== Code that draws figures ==
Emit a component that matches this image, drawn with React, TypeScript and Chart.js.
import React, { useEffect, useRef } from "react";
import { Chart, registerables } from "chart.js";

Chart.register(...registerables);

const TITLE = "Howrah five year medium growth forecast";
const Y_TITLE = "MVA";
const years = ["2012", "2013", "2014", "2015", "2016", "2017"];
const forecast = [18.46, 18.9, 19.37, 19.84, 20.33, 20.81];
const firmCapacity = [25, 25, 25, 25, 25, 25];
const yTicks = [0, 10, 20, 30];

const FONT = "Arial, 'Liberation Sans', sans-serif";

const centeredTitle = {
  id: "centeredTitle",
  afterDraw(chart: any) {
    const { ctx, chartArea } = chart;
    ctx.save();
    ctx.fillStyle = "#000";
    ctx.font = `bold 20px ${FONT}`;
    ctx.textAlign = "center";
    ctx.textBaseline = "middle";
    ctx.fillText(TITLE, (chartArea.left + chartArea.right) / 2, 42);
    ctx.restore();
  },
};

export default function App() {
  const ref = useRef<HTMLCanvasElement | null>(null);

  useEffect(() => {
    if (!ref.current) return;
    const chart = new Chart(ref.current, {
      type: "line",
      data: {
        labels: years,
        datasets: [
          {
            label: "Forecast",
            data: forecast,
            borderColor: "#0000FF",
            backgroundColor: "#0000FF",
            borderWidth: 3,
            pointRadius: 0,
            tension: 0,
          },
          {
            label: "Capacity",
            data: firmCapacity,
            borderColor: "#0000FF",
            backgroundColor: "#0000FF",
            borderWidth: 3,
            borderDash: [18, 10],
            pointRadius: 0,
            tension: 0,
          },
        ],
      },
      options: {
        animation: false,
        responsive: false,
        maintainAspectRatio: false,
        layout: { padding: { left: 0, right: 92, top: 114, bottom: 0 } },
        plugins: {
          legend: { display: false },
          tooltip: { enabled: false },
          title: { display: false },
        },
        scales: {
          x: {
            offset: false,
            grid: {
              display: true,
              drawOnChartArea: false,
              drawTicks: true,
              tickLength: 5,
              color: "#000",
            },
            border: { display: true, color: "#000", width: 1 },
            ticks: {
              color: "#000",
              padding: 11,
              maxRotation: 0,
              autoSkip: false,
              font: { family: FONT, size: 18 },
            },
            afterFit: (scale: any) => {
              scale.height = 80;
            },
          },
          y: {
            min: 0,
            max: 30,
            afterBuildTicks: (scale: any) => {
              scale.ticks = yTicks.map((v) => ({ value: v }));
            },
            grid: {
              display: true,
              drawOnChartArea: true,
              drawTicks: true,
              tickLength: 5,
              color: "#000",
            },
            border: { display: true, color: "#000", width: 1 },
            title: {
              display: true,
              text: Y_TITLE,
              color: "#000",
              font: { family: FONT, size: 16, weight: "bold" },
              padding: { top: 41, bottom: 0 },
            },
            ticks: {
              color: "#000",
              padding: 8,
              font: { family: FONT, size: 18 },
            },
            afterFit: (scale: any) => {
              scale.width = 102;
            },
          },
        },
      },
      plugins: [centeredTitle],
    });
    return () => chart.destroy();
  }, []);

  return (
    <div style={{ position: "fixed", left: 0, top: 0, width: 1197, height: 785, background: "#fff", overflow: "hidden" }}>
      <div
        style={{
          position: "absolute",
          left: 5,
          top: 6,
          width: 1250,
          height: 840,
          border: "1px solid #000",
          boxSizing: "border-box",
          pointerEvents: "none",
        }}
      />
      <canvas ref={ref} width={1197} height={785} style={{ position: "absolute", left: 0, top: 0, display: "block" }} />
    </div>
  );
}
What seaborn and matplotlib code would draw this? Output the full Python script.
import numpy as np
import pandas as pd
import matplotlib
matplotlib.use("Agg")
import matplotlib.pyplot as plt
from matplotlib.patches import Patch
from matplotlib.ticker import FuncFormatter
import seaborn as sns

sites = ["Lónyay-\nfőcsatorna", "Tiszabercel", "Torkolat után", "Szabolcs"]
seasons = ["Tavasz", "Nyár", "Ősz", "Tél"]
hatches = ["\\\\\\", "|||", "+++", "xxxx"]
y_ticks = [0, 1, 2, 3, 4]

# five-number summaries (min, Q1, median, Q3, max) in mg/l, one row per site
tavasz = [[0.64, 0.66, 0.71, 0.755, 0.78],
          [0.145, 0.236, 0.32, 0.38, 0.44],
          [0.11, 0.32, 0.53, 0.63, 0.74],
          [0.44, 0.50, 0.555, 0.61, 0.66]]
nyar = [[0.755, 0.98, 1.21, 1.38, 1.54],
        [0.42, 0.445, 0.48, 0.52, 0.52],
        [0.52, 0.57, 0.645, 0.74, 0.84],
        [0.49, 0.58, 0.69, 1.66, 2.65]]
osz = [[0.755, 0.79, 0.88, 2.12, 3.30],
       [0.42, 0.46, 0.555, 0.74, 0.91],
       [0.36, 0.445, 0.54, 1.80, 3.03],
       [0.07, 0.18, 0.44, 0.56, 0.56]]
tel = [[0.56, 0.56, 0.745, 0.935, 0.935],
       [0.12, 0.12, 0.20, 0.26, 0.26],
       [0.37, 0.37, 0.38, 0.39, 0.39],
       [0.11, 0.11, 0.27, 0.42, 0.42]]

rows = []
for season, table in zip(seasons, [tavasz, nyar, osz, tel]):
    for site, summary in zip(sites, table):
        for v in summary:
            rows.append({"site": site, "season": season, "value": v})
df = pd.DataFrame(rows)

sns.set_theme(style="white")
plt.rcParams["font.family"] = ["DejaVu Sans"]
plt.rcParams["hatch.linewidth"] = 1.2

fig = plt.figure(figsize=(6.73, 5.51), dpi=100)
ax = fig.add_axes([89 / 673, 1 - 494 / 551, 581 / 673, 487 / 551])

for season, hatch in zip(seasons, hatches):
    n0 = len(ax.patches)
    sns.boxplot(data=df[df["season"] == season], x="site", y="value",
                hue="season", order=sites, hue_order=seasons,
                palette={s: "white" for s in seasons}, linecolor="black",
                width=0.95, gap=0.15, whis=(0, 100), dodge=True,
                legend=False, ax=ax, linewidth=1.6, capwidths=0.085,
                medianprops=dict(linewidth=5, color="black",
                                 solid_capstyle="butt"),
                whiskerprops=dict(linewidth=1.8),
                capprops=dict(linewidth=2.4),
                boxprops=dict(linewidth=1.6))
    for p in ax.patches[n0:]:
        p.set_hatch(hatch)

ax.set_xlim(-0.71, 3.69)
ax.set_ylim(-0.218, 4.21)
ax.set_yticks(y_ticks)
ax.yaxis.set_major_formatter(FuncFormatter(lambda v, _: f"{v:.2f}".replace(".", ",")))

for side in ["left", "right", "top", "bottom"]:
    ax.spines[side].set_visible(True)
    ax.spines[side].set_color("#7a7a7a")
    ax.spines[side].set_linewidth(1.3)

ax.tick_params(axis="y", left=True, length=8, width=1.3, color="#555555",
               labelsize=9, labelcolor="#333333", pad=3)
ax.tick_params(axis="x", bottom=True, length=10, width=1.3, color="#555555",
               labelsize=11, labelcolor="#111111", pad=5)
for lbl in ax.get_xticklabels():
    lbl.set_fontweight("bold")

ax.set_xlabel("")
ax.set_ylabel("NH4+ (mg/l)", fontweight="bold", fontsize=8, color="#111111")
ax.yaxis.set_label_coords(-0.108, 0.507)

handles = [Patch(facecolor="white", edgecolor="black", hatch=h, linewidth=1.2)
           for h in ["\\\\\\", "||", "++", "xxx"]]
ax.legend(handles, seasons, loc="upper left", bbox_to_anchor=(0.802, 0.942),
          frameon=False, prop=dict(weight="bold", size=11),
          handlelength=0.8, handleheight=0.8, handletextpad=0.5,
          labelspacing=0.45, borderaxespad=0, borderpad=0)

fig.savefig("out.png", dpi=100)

== THE EXERCISE ==
Using the data above, extract exactly the lines from the one that holds "What seaborn and" to the one that holds "df = pd.DataFrame(rows)", both ends included, and no others.

== WRITTEN RESPONSE ==
What seaborn and matplotlib code would draw this? Output the full Python script.
import numpy as np
import pandas as pd
import matplotlib
matplotlib.use("Agg")
import matplotlib.pyplot as plt
from matplotlib.patches import Patch
from matplotlib.ticker import FuncFormatter
import seaborn as sns

sites = ["Lónyay-\nfőcsatorna", "Tiszabercel", "Torkolat után", "Szabolcs"]
seasons = ["Tavasz", "Nyár", "Ősz", "Tél"]
hatches = ["\\\\\\", "|||", "+++", "xxxx"]
y_ticks = [0, 1, 2, 3, 4]

# five-number summaries (min, Q1, median, Q3, max) in mg/l, one row per site
tavasz = [[0.64, 0.66, 0.71, 0.755, 0.78],
          [0.145, 0.236, 0.32, 0.38, 0.44],
          [0.11, 0.32, 0.53, 0.63, 0.74],
          [0.44, 0.50, 0.555, 0.61, 0.66]]
nyar = [[0.755, 0.98, 1.21, 1.38, 1.54],
        [0.42, 0.445, 0.48, 0.52, 0.52],
        [0.52, 0.57, 0.645, 0.74, 0.84],
        [0.49, 0.58, 0.69, 1.66, 2.65]]
osz = [[0.755, 0.79, 0.88, 2.12, 3.30],
       [0.42, 0.46, 0.555, 0.74, 0.91],
       [0.36, 0.445, 0.54, 1.80, 3.03],
       [0.07, 0.18, 0.44, 0.56, 0.56]]
tel = [[0.56, 0.56, 0.745, 0.935, 0.935],
       [0.12, 0.12, 0.20, 0.26, 0.26],
       [0.37, 0.37, 0.38, 0.39, 0.39],
       [0.11, 0.11, 0.27, 0.42, 0.42]]

rows = []
for season, table in zip(seasons, [tavasz, nyar, osz, tel]):
    for site, summary in zip(sites, table):
        for v in summary:
            rows.append({"site": site, "season": season, "value": v})
df = pd.DataFrame(rows)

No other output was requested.